Кроме того, в масштабе 1:1 легче достичь прозрачности, открытости технологий. Речь идет не об изображении или демонстрации способа строительства или изготовления элементов здания — в этом немало преуспела архитектура hi-tech, но зато все ее достижения так и остаются в области тяжелого машиностроения или, в лучшем случае, авиационного производства. Общее современное направление «утоньшения» технологий вплоть до полной невидимости, неощутимости и, соответственно, непонятности их для человека затронуло, в основном, область инженерных систем, сделав здание действительно современной машиной, и меньше коснулось собственно строительства. В архитектуре нет пока своего микрочипа или волоконной оптики. Поэтому то, что в других областях нашей жизни выглядит не более, чем игрой с технологией (как, например, прозрачный корпус часов, сквозь который виден механизм, приводимый в действие все той же сверхъестественной батарейкой), в архитектуре остается непреложным фактом: балка в самом деле лежит на колонне, болты и кирпичи ничего не изображают, кроме самих себя. Доступность стыков формы, узлов, креплений и соединений, очевидность конструкции, проявленность свойств материалов, позволяют одомашнить ближайшее окружение человека, снять отчуждение и, возможно, избежать многих техногенных фобий. В этом отношении весьма показательна история, когда лифтовые кабины, оснащенные сенсорными панелями управления, размещенными заподлицо со стеной, имели меньший спрос, чем такие же кабины с традиционными выпуклыми кнопками, снимавшими у пассажиров иллюзию неуправляемости машины.

И, наконец, весьма существенен чисто проектный, профессиональный аспект. Прямо пропорционально увеличению масштаба до натуральной величины уменьшается зазор между проектами и реализацией, между мыслью и действием, в идеале проект приближается к шаблону: приложил к ступени и вывел курватуру.
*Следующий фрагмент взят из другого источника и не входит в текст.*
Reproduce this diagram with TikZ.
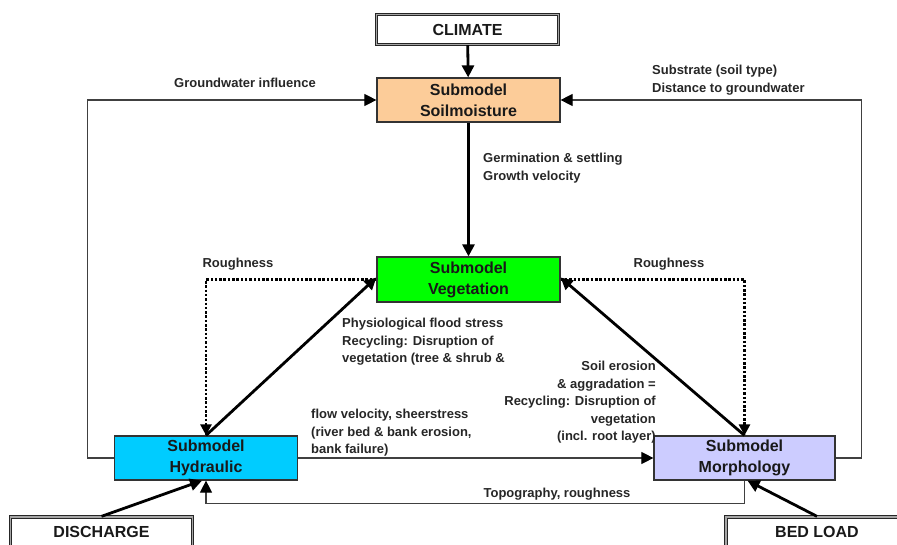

Архитектура, имея дело с деталью, от производства проектов приближается к прямому деланию вещей. Таким образом, проект утрачивает самодостаточность, сводясь к приличной ему роли необходимого технического посредника между автором и исполнителем. Своим особым значением Проект (не путать с проектом) был обязан в свое время как формированию отдельной от строителя профессии архитектора, нуждавшейся в своем специфическом продукте, так и общей — вероятно, классицистической (читай, модернистской) — установке на то, что всякой вещи предшествует ее предвечный идеальный образ, и он важнее и существеннее самой вещи. Теперь, в нашу виртуальную эпоху, когда Проект окончательно отделился от реализации и вообще от архитектуры и стал самостоятельным родом искусства, персонажем культуры, может быть, стоит там его и оставить и вернуть архитектурному проекту его первоначальный смысл, освободив архитектуру от бремени «проектогеничности».

(1) В. Беньямин. Произведение искусства в эпоху его технической воспроизводимости. Избранные эссе. «Медиум». М., 1996. с. 61.

(2) Наверное, только еда (а для нашего случая — искусство ее приготовления, кулинария) — дело столь же изначально присущее человеку, как и архитектура, — может поспорить с нею по силе и неразрывности такого сочетания.